「歩く」がアートに変わる瞬間!日常動作と表現の境目とは?

こんにちは、マイムアーティスト・講師の織辺真智子です。今日のテーマは、「日常動作と表現の違い」です。私たちは毎日、様々な動作をしていますが、それが「表現」となる時、一体何が変わるのでしょうか?

私たちは、意識せずとも毎日、歩く、座る、立つ、ものを取る、といった様々な日常動作を繰り返しています。これらの動作は、目的を達成するための手段であり、普段は特に意識することはありません。しかし、パントマイムのような身体表現の芸術では、これらの日常動作が「表現」へと昇華されます。では、この二つの間にはどのような違いがあるのでしょうか?
まず、日常動作の主な目的は「実用性」です。例えば、目的地へ移動するために「歩く」、疲れたから「座る」、物を取るために「手を伸ばす」。これらは、効率的かつ無意識に行われることが多いでしょう。私たちの脳は、これらの動作を最小限のエネルギーでこなせるように最適化しています。
一方、「表現」としての動作は、実用性だけを目的とせず、むしろ「伝達」や「感情の表出」を目的とします。それは、内面的な状態や、特定のメッセージを他者に伝えるためのものです。例えば、演劇やダンス、そしてパントマイムにおいて、「歩く」という行為は単なる移動手段ではありません。喜びを表現するために軽やかにスキップするように歩いたり、悲しみを表現するために重々しく足を引きずるように歩いたり、あるいは登場人物の性格や感情、置かれている状況などを伝えるための重要な要素となります。
この「日常動作」と「表現」の違いを深く研究した人物の一人に、ロシアの演劇理論家コンスタンチン・スタニスラフスキー(Konstantin Stanislavski)がいます。彼は20世紀初頭に、俳優が舞台上で真実味のある演技をするためのメソッドを開発しました。スタニスラフスキーは、俳優が日常的な動作をそのまま舞台で再現するのではなく、その動作に「意図」や「感情」を込めることの重要性を説きました。例えば、コップの水を飲むという日常動作を、舞台上で「喉の渇き」を表現するために、その動作に焦点を当て、ゆっくりとコップに手を伸ばし、水を口に含むまでのプロセスを丁寧に演じることで、観客に喉の渇きという感情をより強く伝えることができるのです。

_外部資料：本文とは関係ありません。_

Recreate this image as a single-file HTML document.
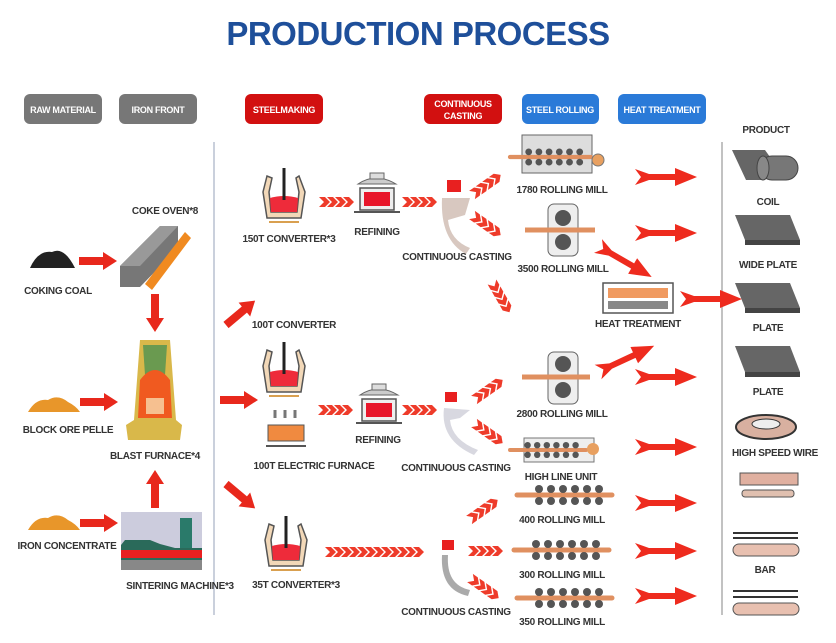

パントマイムにおいては、この日常動作の「分解」と「再構築」が非常に重要になります。例えば、「階段を上る」という日常動作を考えてみましょう。普段、私たちは特に意識せず、足を交互に出して階段を上ります。しかし、パントマイムでは、この「上る」という行為を、一歩一歩の足の上げ方、膝の曲げ方、重心の移動、手の使い方、視線の置き方、呼吸の仕方など、細部にわたって分析し、意識的に行います。そして、そこに「重い足取りで上る」「喜びを感じながら軽やかに上る」「滑り落ちそうになりながら上る」といった感情や状況を加え、誇張したり、リズムを変えたりすることで、単なる日常動作が観客に何かを伝える「表現」へと変わるのです。
また、日常動作が「無意識」であるのに対し、表現としての動作は「意識的」であり、ある程度の「誇張」や「様式化」が伴います。例えば、実際の壁にぶつかる時、私たちは身体が自然と反発しますが、パントマイムで「見えない壁」にぶつかる時には、その反発をより明確に、そして観客に伝わるように表現します。これは、現実の動作をそのまま模倣するのではなく、その動作の「本質」や「意味」を抽出して、視覚的に分かりやすく再構築していると言えます。まるで、日常の言葉を、詩や物語にすることで、より深い意味や感情を伝えることができるようになるのと似ていますね。